§ GIVEN INFORMATION
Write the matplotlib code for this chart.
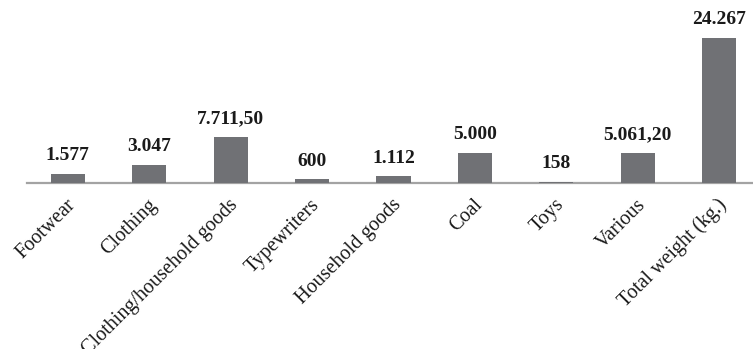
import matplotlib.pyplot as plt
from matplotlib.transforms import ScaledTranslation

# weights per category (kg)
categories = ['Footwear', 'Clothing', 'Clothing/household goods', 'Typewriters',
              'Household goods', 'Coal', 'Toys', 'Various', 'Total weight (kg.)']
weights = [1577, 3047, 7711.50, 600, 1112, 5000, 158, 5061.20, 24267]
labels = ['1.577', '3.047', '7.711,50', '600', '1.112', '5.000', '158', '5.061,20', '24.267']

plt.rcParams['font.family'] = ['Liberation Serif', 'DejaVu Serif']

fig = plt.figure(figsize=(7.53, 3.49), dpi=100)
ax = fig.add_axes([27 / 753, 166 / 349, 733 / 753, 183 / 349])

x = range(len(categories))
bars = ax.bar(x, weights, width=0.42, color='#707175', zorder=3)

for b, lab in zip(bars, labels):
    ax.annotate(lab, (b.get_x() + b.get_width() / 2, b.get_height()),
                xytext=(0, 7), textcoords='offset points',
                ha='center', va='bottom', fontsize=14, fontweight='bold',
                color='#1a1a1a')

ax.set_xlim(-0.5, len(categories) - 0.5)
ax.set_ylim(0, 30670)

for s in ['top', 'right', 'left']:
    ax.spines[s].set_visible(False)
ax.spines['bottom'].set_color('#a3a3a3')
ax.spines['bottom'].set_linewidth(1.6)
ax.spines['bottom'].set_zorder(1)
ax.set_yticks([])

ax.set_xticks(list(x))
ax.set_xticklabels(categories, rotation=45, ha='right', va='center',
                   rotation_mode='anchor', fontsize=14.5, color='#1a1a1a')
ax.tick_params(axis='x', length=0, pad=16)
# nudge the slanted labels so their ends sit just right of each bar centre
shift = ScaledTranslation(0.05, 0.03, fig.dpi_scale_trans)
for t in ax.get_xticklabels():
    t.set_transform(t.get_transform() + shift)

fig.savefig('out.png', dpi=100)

§ EXERCISE OBJECTIVE
With the pictures left out, restate word for word every line of the data above, from the first down to the line that contains "from matplotlib.transforms import".

§ RESPONSE
Write the matplotlib code for this chart.
import matplotlib.pyplot as plt
from matplotlib.transforms import ScaledTranslation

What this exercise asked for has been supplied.